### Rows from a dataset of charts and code
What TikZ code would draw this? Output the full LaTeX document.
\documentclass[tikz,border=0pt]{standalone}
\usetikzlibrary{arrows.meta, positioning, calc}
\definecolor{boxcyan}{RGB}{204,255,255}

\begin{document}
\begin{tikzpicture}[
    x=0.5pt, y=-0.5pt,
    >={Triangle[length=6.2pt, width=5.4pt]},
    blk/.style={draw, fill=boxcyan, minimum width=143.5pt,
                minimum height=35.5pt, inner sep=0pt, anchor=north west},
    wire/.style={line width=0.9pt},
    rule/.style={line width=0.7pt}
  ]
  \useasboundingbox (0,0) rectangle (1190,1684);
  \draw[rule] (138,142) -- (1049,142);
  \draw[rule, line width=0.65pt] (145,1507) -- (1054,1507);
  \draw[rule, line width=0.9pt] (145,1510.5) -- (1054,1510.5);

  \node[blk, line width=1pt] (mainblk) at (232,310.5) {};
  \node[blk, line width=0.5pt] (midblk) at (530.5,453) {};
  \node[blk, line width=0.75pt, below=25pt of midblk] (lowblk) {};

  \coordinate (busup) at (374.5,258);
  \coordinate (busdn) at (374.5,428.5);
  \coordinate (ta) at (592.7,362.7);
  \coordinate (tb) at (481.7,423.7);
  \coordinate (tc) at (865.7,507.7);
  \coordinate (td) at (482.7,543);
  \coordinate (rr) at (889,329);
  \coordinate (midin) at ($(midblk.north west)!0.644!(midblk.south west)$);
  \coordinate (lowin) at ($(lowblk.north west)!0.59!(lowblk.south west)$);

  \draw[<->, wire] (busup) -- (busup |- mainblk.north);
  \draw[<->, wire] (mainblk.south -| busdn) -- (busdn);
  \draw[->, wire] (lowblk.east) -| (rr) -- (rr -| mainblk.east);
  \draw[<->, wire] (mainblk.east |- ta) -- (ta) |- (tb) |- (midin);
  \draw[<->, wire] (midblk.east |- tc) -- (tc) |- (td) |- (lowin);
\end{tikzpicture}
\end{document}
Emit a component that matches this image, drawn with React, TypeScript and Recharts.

### THE TASK
Return the entries above exactly as they appear.

### EXPECTED OUTPUT
What TikZ code would draw this? Output the full LaTeX document.
\documentclass[tikz,border=0pt]{standalone}
\usetikzlibrary{arrows.meta, positioning, calc}
\definecolor{boxcyan}{RGB}{204,255,255}

\begin{document}
\begin{tikzpicture}[
    x=0.5pt, y=-0.5pt,
    >={Triangle[length=6.2pt, width=5.4pt]},
    blk/.style={draw, fill=boxcyan, minimum width=143.5pt,
                minimum height=35.5pt, inner sep=0pt, anchor=north west},
    wire/.style={line width=0.9pt},
    rule/.style={line width=0.7pt}
  ]
  \useasboundingbox (0,0) rectangle (1190,1684);
  \draw[rule] (138,142) -- (1049,142);
  \draw[rule, line width=0.65pt] (145,1507) -- (1054,1507);
  \draw[rule, line width=0.9pt] (145,1510.5) -- (1054,1510.5);

  \node[blk, line width=1pt] (mainblk) at (232,310.5) {};
  \node[blk, line width=0.5pt] (midblk) at (530.5,453) {};
  \node[blk, line width=0.75pt, below=25pt of midblk] (lowblk) {};

  \coordinate (busup) at (374.5,258);
  \coordinate (busdn) at (374.5,428.5);
  \coordinate (ta) at (592.7,362.7);
  \coordinate (tb) at (481.7,423.7);
  \coordinate (tc) at (865.7,507.7);
  \coordinate (td) at (482.7,543);
  \coordinate (rr) at (889,329);
  \coordinate (midin) at ($(midblk.north west)!0.644!(midblk.south west)$);
  \coordinate (lowin) at ($(lowblk.north west)!0.59!(lowblk.south west)$);

  \draw[<->, wire] (busup) -- (busup |- mainblk.north);
  \draw[<->, wire] (mainblk.south -| busdn) -- (busdn);
  \draw[->, wire] (lowblk.east) -| (rr) -- (rr -| mainblk.east);
  \draw[<->, wire] (mainblk.east |- ta) -- (ta) |- (tb) |- (midin);
  \draw[<->, wire] (midblk.east |- tc) -- (tc) |- (td) |- (lowin);
\end{tikzpicture}
\end{document}
Emit a component that matches this image, drawn with React, TypeScript and Recharts.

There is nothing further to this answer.